[Code that draws figures]
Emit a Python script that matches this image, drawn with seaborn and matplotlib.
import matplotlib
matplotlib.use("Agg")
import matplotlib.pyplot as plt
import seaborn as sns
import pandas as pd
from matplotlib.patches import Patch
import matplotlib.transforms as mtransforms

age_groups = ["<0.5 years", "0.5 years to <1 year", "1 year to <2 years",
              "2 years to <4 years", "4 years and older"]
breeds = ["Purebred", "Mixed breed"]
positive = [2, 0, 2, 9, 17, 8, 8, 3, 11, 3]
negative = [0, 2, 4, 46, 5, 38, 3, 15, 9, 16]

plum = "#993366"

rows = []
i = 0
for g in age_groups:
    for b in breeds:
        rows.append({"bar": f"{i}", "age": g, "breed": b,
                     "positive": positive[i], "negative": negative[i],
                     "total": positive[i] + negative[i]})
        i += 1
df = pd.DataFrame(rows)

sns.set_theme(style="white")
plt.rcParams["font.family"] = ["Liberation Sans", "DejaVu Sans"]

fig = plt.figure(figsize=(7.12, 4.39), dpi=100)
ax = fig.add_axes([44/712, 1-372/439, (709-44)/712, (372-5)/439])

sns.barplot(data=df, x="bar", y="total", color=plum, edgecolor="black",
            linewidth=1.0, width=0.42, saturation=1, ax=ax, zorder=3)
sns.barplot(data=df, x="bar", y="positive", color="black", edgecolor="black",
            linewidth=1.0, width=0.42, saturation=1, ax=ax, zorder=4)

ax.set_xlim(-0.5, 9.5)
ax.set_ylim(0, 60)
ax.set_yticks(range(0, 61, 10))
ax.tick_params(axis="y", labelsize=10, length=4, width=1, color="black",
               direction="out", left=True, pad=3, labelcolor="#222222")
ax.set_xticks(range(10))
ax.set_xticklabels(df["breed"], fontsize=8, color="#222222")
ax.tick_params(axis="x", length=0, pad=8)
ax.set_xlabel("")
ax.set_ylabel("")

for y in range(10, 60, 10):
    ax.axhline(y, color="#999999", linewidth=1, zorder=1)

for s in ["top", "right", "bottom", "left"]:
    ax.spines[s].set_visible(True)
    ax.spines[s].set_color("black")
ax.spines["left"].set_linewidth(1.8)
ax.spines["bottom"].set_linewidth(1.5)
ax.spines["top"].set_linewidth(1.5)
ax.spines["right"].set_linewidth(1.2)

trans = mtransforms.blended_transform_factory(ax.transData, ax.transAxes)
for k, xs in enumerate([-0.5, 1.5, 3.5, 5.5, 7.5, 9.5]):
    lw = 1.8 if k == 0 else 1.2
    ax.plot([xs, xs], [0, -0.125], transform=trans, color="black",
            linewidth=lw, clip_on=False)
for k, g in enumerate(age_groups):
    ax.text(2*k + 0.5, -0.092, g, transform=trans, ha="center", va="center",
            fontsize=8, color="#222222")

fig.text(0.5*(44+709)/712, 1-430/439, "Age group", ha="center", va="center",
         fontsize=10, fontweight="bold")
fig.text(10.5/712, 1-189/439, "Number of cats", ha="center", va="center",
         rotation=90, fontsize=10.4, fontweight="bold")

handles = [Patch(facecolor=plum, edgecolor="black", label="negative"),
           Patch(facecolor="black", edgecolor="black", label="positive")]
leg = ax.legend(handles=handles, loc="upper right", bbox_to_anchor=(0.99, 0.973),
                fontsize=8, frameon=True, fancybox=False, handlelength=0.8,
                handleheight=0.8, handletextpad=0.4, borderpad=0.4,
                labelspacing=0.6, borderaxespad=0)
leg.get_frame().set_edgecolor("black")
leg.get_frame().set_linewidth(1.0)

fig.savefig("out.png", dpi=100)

--

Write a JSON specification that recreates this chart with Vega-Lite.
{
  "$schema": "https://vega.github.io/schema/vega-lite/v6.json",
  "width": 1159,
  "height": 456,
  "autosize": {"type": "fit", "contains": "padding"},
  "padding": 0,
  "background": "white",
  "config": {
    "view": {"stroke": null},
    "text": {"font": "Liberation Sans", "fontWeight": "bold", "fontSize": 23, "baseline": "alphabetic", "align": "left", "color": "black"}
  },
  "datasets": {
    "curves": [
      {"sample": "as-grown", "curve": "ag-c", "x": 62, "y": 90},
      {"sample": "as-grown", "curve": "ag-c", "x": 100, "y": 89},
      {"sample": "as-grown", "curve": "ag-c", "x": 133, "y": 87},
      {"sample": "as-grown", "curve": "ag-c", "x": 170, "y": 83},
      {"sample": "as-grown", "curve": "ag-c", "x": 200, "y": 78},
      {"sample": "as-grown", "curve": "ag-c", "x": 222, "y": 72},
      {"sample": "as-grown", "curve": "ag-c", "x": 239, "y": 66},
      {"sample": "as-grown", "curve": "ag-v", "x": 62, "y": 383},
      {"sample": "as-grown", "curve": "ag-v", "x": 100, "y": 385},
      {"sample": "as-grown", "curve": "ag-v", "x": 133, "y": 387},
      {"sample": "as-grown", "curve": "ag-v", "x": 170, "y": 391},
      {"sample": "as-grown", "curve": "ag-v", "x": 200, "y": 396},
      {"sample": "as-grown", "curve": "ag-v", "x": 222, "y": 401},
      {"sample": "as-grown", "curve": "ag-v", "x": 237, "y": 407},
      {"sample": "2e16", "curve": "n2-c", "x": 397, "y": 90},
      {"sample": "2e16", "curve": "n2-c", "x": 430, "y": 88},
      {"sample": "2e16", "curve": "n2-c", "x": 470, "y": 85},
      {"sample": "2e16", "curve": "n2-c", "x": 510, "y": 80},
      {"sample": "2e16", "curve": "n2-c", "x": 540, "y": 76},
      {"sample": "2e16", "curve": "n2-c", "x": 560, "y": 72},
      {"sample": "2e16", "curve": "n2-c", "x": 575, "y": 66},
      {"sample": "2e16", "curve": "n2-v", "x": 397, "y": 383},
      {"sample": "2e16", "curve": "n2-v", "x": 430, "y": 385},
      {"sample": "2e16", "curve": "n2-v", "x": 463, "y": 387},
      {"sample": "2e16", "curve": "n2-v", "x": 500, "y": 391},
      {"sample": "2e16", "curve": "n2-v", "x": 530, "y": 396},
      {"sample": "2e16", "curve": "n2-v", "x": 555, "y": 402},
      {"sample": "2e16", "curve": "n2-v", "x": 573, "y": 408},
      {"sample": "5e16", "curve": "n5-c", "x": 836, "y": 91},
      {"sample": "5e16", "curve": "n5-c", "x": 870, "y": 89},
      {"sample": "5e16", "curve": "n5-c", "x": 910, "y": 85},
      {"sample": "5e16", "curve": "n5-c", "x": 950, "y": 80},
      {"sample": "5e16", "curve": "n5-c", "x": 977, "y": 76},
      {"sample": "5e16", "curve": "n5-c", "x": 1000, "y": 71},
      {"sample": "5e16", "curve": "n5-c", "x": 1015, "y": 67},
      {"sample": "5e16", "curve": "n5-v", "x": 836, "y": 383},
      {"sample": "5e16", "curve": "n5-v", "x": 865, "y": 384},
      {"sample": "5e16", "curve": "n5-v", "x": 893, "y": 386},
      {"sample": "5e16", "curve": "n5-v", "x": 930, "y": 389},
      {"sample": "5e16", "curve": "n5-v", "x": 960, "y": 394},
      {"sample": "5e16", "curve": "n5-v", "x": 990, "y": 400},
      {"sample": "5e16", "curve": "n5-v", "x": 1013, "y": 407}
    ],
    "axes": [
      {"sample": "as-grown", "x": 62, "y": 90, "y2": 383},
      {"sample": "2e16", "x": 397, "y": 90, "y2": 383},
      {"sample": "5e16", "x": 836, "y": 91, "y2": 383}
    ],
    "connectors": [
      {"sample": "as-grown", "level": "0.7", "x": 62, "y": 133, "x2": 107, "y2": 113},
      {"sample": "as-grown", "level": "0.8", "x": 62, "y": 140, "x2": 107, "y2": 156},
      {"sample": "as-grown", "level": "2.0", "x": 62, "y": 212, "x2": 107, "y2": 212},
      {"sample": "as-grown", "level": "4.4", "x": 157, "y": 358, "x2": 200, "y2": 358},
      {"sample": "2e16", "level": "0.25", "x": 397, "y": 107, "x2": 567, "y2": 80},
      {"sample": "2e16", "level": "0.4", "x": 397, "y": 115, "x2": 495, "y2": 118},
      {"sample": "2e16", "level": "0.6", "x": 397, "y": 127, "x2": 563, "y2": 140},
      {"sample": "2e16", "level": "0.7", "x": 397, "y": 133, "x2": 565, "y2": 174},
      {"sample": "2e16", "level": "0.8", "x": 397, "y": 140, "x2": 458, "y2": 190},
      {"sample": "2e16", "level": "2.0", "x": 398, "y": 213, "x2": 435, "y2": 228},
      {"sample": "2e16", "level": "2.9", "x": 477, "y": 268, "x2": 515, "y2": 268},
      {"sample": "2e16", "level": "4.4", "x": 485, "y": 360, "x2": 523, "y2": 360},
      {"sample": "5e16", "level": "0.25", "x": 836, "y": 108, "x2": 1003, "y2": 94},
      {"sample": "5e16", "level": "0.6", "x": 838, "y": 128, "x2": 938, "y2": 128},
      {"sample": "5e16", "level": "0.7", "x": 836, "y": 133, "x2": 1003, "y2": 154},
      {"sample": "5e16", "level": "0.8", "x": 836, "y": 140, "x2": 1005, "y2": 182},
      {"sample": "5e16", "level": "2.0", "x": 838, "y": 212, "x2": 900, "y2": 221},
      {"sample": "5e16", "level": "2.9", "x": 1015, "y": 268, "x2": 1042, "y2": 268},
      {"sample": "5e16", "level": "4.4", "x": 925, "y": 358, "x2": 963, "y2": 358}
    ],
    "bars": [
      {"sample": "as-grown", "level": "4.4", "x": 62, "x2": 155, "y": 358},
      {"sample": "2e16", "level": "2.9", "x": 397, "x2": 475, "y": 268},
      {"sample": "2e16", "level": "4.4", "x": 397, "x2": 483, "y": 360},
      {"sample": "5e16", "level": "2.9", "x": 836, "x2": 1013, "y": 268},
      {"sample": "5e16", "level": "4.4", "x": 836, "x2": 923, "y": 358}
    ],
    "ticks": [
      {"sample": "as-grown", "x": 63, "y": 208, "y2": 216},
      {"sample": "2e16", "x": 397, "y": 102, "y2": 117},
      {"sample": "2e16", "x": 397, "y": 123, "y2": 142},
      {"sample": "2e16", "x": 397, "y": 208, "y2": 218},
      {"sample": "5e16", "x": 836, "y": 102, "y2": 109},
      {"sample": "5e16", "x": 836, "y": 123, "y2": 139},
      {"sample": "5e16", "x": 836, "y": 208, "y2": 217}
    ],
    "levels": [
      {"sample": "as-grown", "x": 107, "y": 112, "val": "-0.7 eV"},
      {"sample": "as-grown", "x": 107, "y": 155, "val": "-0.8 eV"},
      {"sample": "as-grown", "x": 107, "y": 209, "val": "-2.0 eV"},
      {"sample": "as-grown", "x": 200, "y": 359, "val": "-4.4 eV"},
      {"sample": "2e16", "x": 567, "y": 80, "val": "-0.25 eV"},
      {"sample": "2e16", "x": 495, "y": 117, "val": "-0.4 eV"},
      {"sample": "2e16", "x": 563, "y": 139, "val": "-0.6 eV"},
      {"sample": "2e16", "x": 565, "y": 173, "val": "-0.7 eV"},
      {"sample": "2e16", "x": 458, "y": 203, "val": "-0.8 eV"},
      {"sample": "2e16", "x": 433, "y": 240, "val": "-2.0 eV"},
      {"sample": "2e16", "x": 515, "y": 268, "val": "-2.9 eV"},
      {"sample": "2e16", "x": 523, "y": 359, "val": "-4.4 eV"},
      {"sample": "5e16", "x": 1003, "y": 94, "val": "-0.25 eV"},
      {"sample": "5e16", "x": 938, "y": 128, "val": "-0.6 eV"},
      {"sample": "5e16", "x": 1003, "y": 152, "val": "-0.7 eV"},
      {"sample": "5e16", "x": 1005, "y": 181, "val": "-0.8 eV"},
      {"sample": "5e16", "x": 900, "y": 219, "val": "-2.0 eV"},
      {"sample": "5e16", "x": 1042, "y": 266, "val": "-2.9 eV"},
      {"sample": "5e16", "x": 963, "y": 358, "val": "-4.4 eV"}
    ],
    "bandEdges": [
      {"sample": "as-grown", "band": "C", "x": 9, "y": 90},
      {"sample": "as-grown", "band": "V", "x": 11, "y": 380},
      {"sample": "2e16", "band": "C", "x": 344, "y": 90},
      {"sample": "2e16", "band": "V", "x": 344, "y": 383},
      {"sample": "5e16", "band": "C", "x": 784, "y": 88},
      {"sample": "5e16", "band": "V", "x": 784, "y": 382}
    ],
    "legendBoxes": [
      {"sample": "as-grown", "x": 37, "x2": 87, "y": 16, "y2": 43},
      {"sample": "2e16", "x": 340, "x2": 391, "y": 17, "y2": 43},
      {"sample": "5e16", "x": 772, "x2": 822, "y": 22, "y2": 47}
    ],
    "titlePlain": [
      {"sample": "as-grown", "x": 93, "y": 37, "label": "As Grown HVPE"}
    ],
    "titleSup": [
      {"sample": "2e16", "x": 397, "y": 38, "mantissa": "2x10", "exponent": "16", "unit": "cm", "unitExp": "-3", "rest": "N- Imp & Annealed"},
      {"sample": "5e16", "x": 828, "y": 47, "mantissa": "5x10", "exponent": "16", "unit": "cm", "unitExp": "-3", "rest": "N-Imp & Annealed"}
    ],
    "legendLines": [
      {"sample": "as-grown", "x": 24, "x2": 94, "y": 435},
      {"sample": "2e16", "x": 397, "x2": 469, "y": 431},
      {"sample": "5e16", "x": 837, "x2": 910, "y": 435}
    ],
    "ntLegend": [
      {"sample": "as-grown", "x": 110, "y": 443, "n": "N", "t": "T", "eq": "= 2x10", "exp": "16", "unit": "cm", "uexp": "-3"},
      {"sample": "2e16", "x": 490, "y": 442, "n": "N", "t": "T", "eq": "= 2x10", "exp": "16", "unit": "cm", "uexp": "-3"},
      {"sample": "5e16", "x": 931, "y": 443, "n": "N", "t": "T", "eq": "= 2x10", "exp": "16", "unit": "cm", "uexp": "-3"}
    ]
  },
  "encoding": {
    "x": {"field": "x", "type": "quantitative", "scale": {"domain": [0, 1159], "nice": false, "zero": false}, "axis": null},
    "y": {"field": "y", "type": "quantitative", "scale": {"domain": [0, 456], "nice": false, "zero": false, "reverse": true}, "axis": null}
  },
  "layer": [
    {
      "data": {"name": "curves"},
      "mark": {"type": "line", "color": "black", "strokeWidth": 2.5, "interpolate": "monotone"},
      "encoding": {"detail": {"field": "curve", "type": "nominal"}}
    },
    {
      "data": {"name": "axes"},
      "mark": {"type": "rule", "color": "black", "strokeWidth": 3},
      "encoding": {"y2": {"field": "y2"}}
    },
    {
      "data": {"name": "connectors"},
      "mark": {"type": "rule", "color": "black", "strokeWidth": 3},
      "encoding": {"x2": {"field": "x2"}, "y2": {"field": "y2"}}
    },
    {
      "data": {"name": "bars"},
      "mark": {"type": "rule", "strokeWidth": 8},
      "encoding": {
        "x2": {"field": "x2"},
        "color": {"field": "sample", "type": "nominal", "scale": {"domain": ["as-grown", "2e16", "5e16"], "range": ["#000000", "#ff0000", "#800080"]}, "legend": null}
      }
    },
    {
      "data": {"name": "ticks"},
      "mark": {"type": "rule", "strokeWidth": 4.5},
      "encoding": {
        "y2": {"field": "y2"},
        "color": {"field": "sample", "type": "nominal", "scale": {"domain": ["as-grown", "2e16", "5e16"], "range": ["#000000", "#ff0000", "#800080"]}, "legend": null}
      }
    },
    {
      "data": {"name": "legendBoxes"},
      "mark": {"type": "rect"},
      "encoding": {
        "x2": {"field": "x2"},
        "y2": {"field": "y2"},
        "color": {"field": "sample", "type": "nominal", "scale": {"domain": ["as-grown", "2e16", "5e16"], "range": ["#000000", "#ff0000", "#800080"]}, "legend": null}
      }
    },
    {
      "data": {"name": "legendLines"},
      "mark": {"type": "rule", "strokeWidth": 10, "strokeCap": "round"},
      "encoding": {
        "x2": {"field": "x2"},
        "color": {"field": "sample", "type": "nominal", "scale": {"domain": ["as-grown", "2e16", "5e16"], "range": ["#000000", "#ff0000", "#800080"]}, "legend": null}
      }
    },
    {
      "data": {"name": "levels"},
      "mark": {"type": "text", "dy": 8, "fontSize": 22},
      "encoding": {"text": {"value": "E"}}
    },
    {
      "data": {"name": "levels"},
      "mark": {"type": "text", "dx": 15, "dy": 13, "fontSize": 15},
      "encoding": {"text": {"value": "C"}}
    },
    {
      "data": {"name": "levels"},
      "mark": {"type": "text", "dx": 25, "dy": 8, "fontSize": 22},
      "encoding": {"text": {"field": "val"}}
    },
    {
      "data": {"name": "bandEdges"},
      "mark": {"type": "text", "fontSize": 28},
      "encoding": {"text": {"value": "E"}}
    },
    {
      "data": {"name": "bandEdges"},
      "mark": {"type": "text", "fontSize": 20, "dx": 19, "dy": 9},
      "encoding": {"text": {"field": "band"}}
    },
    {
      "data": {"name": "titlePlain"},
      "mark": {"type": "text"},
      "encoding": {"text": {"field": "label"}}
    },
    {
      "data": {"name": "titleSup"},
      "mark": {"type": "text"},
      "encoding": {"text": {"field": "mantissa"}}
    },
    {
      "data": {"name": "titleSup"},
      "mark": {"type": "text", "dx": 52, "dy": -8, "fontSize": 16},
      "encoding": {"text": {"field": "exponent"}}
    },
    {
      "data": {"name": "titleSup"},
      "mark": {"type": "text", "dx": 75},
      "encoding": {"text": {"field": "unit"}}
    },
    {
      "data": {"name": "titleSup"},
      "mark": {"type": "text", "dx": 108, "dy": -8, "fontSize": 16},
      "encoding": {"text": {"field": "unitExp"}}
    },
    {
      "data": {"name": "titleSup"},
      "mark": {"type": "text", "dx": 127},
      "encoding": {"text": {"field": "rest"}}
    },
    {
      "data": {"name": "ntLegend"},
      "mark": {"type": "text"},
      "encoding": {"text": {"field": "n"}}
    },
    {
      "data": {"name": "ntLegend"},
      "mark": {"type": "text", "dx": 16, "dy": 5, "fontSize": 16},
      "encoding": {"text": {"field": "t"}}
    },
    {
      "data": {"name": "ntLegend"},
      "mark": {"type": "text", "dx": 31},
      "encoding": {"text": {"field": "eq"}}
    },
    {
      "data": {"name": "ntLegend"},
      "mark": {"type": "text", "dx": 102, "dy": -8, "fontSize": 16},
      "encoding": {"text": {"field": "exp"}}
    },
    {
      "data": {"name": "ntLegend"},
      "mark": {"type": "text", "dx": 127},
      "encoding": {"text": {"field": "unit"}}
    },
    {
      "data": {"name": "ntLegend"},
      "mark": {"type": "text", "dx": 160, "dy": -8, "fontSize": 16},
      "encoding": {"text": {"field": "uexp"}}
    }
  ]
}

==

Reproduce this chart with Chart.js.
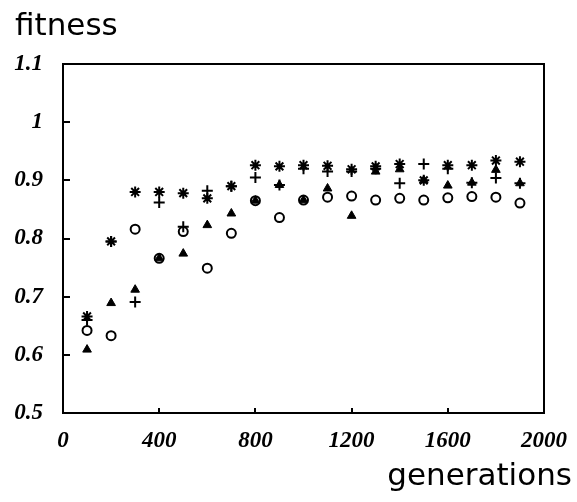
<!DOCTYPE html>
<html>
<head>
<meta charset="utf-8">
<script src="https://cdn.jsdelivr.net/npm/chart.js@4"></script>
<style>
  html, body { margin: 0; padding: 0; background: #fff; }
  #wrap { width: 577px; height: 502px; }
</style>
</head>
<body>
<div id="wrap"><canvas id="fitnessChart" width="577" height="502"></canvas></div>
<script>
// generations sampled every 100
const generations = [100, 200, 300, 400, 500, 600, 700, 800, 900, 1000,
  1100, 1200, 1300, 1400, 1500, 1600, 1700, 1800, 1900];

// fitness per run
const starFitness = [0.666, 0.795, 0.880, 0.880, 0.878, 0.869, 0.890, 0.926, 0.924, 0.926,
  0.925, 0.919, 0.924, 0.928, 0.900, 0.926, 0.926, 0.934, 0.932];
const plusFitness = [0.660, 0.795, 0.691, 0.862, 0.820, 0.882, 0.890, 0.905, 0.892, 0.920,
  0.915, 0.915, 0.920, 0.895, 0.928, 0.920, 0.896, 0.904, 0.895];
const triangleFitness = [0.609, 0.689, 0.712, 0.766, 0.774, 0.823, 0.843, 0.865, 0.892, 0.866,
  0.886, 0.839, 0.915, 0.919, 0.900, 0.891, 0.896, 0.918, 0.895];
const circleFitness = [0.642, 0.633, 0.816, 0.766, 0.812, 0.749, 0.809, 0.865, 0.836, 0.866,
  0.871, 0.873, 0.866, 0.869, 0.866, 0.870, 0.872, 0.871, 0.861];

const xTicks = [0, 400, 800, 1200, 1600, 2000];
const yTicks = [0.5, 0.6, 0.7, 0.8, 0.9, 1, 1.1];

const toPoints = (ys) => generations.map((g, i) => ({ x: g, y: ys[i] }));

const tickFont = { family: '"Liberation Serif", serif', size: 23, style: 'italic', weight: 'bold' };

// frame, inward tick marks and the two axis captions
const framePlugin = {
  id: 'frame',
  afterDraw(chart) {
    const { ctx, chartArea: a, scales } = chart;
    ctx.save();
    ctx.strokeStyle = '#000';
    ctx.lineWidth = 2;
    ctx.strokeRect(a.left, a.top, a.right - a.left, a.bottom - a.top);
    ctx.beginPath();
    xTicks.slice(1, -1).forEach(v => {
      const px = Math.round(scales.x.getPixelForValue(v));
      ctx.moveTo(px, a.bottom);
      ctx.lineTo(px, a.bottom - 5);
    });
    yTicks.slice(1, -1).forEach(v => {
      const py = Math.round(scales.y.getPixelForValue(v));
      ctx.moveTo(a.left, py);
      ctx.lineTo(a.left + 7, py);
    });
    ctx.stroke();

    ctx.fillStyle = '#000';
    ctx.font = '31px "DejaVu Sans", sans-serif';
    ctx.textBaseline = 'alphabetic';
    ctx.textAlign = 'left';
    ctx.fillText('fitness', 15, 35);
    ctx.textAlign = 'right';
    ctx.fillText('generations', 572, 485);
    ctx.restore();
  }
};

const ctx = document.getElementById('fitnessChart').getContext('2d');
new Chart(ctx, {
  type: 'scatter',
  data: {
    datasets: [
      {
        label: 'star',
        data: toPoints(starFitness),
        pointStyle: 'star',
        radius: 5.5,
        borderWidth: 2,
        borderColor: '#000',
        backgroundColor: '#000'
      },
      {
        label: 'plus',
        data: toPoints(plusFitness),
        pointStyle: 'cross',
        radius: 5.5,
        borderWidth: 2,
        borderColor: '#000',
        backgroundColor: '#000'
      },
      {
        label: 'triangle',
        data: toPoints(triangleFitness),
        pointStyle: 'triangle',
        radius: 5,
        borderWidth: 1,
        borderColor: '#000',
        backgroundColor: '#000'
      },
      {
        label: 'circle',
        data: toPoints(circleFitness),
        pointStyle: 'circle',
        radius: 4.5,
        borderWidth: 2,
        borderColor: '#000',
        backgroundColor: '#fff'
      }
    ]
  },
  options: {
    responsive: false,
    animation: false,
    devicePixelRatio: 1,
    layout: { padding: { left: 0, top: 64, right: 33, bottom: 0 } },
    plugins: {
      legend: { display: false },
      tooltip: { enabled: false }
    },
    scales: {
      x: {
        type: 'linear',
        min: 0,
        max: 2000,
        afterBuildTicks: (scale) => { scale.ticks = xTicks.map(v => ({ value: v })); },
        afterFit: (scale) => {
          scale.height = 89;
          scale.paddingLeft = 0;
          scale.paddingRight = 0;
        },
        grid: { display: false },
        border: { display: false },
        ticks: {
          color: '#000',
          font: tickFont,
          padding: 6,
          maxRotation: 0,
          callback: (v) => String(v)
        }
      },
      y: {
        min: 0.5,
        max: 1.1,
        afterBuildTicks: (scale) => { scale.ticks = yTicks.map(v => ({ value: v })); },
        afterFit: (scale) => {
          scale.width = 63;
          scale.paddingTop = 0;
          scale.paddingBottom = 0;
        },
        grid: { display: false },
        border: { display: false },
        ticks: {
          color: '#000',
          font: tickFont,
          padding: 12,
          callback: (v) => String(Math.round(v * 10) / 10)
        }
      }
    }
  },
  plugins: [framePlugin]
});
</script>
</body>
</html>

■ The problem ■
Of the lines above, copy only those from the one holding "Reproduce this chart with Chart.js." to the one holding "const yTicks = [0.5, 0.6, 0.7, 0.8, 0.9, 1, 1.1];", both included, and exclude every image.

■ Task result ■
Reproduce this chart with Chart.js.
<!DOCTYPE html>
<html>
<head>
<meta charset="utf-8">
<script src="https://cdn.jsdelivr.net/npm/chart.js@4"></script>
<style>
  html, body { margin: 0; padding: 0; background: #fff; }
  #wrap { width: 577px; height: 502px; }
</style>
</head>
<body>
<div id="wrap"><canvas id="fitnessChart" width="577" height="502"></canvas></div>
<script>
// generations sampled every 100
const generations = [100, 200, 300, 400, 500, 600, 700, 800, 900, 1000,
  1100, 1200, 1300, 1400, 1500, 1600, 1700, 1800, 1900];

// fitness per run
const starFitness = [0.666, 0.795, 0.880, 0.880, 0.878, 0.869, 0.890, 0.926, 0.924, 0.926,
  0.925, 0.919, 0.924, 0.928, 0.900, 0.926, 0.926, 0.934, 0.932];
const plusFitness = [0.660, 0.795, 0.691, 0.862, 0.820, 0.882, 0.890, 0.905, 0.892, 0.920,
  0.915, 0.915, 0.920, 0.895, 0.928, 0.920, 0.896, 0.904, 0.895];
const triangleFitness = [0.609, 0.689, 0.712, 0.766, 0.774, 0.823, 0.843, 0.865, 0.892, 0.866,
  0.886, 0.839, 0.915, 0.919, 0.900, 0.891, 0.896, 0.918, 0.895];
const circleFitness = [0.642, 0.633, 0.816, 0.766, 0.812, 0.749, 0.809, 0.865, 0.836, 0.866,
  0.871, 0.873, 0.866, 0.869, 0.866, 0.870, 0.872, 0.871, 0.861];

const xTicks = [0, 400, 800, 1200, 1600, 2000];
const yTicks = [0.5, 0.6, 0.7, 0.8, 0.9, 1, 1.1];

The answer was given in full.